[BEGIN]

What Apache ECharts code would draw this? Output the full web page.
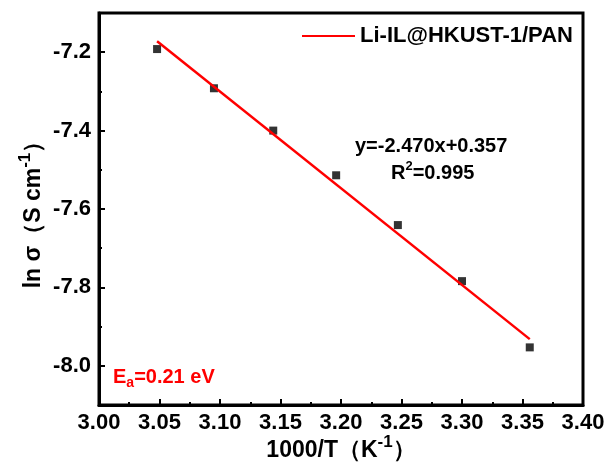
<!DOCTYPE html>
<html>
<head>
<meta charset="utf-8">
<script src="https://cdn.jsdelivr.net/npm/echarts@6/dist/echarts.min.js"></script>
<style>
html, body { margin: 0; padding: 0; background: #fff; }
#chart { width: 609px; height: 464px; }
</style>
</head>
<body>
<div id="chart"></div>
<script>
// measured points, 1000/T vs ln sigma
var xVals = [3.048, 3.095, 3.144, 3.196, 3.247, 3.300, 3.356];
var yVals = [-7.192, -7.292, -7.400, -7.514, -7.641, -7.784, -7.953];
// ends of the fitted line
var fitX = [3.048, 3.356];
var fitY = [-7.172, -7.932];
var yLabels = [-8.0, -7.8, -7.6, -7.4, -7.2];
var yMinor = [-8.1, -7.9, -7.7, -7.5, -7.3, -7.1];

var font = 'Liberation Sans';
var myChart = echarts.init(document.getElementById('chart'));

var pts = xVals.map(function (x, i) { return [x, yVals[i]]; });
var fit = fitX.map(function (x, i) { return [x, fitY[i]]; });

var supRich = {
    sup: { fontSize: 17, fontWeight: 'bold', fontFamily: font, color: '#000', verticalAlign: 'top', lineHeight: 16 }
};

myChart.setOption({
    animation: false,
    backgroundColor: '#fff',
    grid: { left: 99, right: 26, top: 13, bottom: 59, show: true, borderColor: '#000', borderWidth: 3,
        outerBoundsMode: 'none', containLabel: false },
    legend: {
        left: 297, top: 20,
        icon: 'rect', itemWidth: 53, itemHeight: 2, itemGap: 5,
        data: [{ name: 'Li-IL@HKUST-1/PAN', itemStyle: { color: '#ff0000' } }],
        textStyle: { fontFamily: font, fontWeight: 'bold', fontSize: 22, color: '#000' }
    },
    xAxis: {
        type: 'value', min: 3.0, max: 3.4, interval: 0.05,
        name: '1000/T（K{sup|-1}）', nameLocation: 'middle', nameGap: 29, nameMoveOverlap: false,
        nameTextStyle: { fontFamily: font, fontWeight: 'bold', fontSize: 23, color: '#000', lineHeight: 34, rich: supRich },
        axisLine: { lineStyle: { color: '#000', width: 3 } },
        axisTick: { inside: true, length: 6, lineStyle: { color: '#000', width: 2 } },
        minorTick: { show: true, splitNumber: 2, length: 3, lineStyle: { color: '#000', width: 2 } },
        axisLabel: { margin: 7, fontFamily: font, fontWeight: 'bold', fontSize: 22, color: '#000',
            formatter: function (v) { return v.toFixed(2); } },
        splitLine: { show: false }
    },
    yAxis: [{
        type: 'value', min: -8.1, max: -7.1,
        name: 'ln σ（S cm{sup|-1}）', nameLocation: 'middle', nameGap: 48, nameMoveOverlap: false,
        nameTextStyle: { fontFamily: font, fontWeight: 'bold', fontSize: 23, color: '#000', lineHeight: 34, rich: supRich },
        axisLine: { lineStyle: { color: '#000', width: 3 } },
        axisTick: { inside: true, length: 6, customValues: yLabels, lineStyle: { color: '#000', width: 2 } },
        axisLabel: { margin: 8, customValues: yLabels, fontFamily: font, fontWeight: 'bold', fontSize: 22, color: '#000',
            formatter: function (v) { return v.toFixed(1); } },
        splitLine: { show: false }
    }, {
        type: 'value', min: -8.1, max: -7.1, position: 'left',
        axisLine: { show: false },
        axisTick: { inside: true, length: 3, customValues: yMinor, lineStyle: { color: '#000', width: 2 } },
        axisLabel: { show: false },
        splitLine: { show: false }
    }],
    graphic: [{
        type: 'text', left: 355, top: 136,
        style: { text: 'y=-2.470x+0.357', fontFamily: font, fontWeight: 'bold', fontSize: 20, fill: '#000' }
    }, {
        type: 'text', left: 391, top: 160,
        style: {
            text: 'R{s|2}=0.995', fontFamily: font, fontWeight: 'bold', fontSize: 20, fill: '#000', lineHeight: 26,
            rich: { s: { fontSize: 13, fontWeight: 'bold', fontFamily: font, verticalAlign: 'top', lineHeight: 14 } }
        }
    }, {
        type: 'text', left: 113, top: 364,
        style: {
            text: 'E{s|a}=0.21 eV', fontFamily: font, fontWeight: 'bold', fontSize: 20, fill: '#ff0000', lineHeight: 26,
            rich: { s: { fontSize: 14, fontWeight: 'bold', fontFamily: font, fill: '#ff0000', verticalAlign: 'bottom', lineHeight: 14 } }
        }
    }],
    series: [{
        name: 'Li-IL@HKUST-1/PAN', type: 'line', data: fit,
        symbol: 'none', lineStyle: { color: '#ff0000', width: 2.5 }, itemStyle: { color: '#ff0000' }
    }, {
        name: 'data', type: 'scatter', data: pts,
        symbol: 'rect', symbolSize: 8, itemStyle: { color: '#000' }
    }]
});
</script>
</body>
</html>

[END]

[Stated problem]:
Strip out the pictures and quote the remaining data word for word.

[Answer in full]:
What Apache ECharts code would draw this? Output the full web page.
<!DOCTYPE html>
<html>
<head>
<meta charset="utf-8">
<script src="https://cdn.jsdelivr.net/npm/echarts@6/dist/echarts.min.js"></script>
<style>
html, body { margin: 0; padding: 0; background: #fff; }
#chart { width: 609px; height: 464px; }
</style>
</head>
<body>
<div id="chart"></div>
<script>
// measured points, 1000/T vs ln sigma
var xVals = [3.048, 3.095, 3.144, 3.196, 3.247, 3.300, 3.356];
var yVals = [-7.192, -7.292, -7.400, -7.514, -7.641, -7.784, -7.953];
// ends of the fitted line
var fitX = [3.048, 3.356];
var fitY = [-7.172, -7.932];
var yLabels = [-8.0, -7.8, -7.6, -7.4, -7.2];
var yMinor = [-8.1, -7.9, -7.7, -7.5, -7.3, -7.1];

var font = 'Liberation Sans';
var myChart = echarts.init(document.getElementById('chart'));

var pts = xVals.map(function (x, i) { return [x, yVals[i]]; });
var fit = fitX.map(function (x, i) { return [x, fitY[i]]; });

var supRich = {
    sup: { fontSize: 17, fontWeight: 'bold', fontFamily: font, color: '#000', verticalAlign: 'top', lineHeight: 16 }
};

myChart.setOption({
    animation: false,
    backgroundColor: '#fff',
    grid: { left: 99, right: 26, top: 13, bottom: 59, show: true, borderColor: '#000', borderWidth: 3,
        outerBoundsMode: 'none', containLabel: false },
    legend: {
        left: 297, top: 20,
        icon: 'rect', itemWidth: 53, itemHeight: 2, itemGap: 5,
        data: [{ name: 'Li-IL@HKUST-1/PAN', itemStyle: { color: '#ff0000' } }],
        textStyle: { fontFamily: font, fontWeight: 'bold', fontSize: 22, color: '#000' }
    },
    xAxis: {
        type: 'value', min: 3.0, max: 3.4, interval: 0.05,
        name: '1000/T（K{sup|-1}）', nameLocation: 'middle', nameGap: 29, nameMoveOverlap: false,
        nameTextStyle: { fontFamily: font, fontWeight: 'bold', fontSize: 23, color: '#000', lineHeight: 34, rich: supRich },
        axisLine: { lineStyle: { color: '#000', width: 3 } },
        axisTick: { inside: true, length: 6, lineStyle: { color: '#000', width: 2 } },
        minorTick: { show: true, splitNumber: 2, length: 3, lineStyle: { color: '#000', width: 2 } },
        axisLabel: { margin: 7, fontFamily: font, fontWeight: 'bold', fontSize: 22, color: '#000',
            formatter: function (v) { return v.toFixed(2); } },
        splitLine: { show: false }
    },
    yAxis: [{
        type: 'value', min: -8.1, max: -7.1,
        name: 'ln σ（S cm{sup|-1}）', nameLocation: 'middle', nameGap: 48, nameMoveOverlap: false,
        nameTextStyle: { fontFamily: font, fontWeight: 'bold', fontSize: 23, color: '#000', lineHeight: 34, rich: supRich },
        axisLine: { lineStyle: { color: '#000', width: 3 } },
        axisTick: { inside: true, length: 6, customValues: yLabels, lineStyle: { color: '#000', width: 2 } },
        axisLabel: { margin: 8, customValues: yLabels, fontFamily: font, fontWeight: 'bold', fontSize: 22, color: '#000',
            formatter: function (v) { return v.toFixed(1); } },
        splitLine: { show: false }
    }, {
        type: 'value', min: -8.1, max: -7.1, position: 'left',
        axisLine: { show: false },
        axisTick: { inside: true, length: 3, customValues: yMinor, lineStyle: { color: '#000', width: 2 } },
        axisLabel: { show: false },
        splitLine: { show: false }
    }],
    graphic: [{
        type: 'text', left: 355, top: 136,
        style: { text: 'y=-2.470x+0.357', fontFamily: font, fontWeight: 'bold', fontSize: 20, fill: '#000' }
    }, {
        type: 'text', left: 391, top: 160,
        style: {
            text: 'R{s|2}=0.995', fontFamily: font, fontWeight: 'bold', fontSize: 20, fill: '#000', lineHeight: 26,
            rich: { s: { fontSize: 13, fontWeight: 'bold', fontFamily: font, verticalAlign: 'top', lineHeight: 14 } }
        }
    }, {
        type: 'text', left: 113, top: 364,
        style: {
            text: 'E{s|a}=0.21 eV', fontFamily: font, fontWeight: 'bold', fontSize: 20, fill: '#ff0000', lineHeight: 26,
            rich: { s: { fontSize: 14, fontWeight: 'bold', fontFamily: font, fill: '#ff0000', verticalAlign: 'bottom', lineHeight: 14 } }
        }
    }],
    series: [{
        name: 'Li-IL@HKUST-1/PAN', type: 'line', data: fit,
        symbol: 'none', lineStyle: { color: '#ff0000', width: 2.5 }, itemStyle: { color: '#ff0000' }
    }, {
        name: 'data', type: 'scatter', data: pts,
        symbol: 'rect', symbolSize: 8, itemStyle: { color: '#000' }
    }]
});
</script>
</body>
</html>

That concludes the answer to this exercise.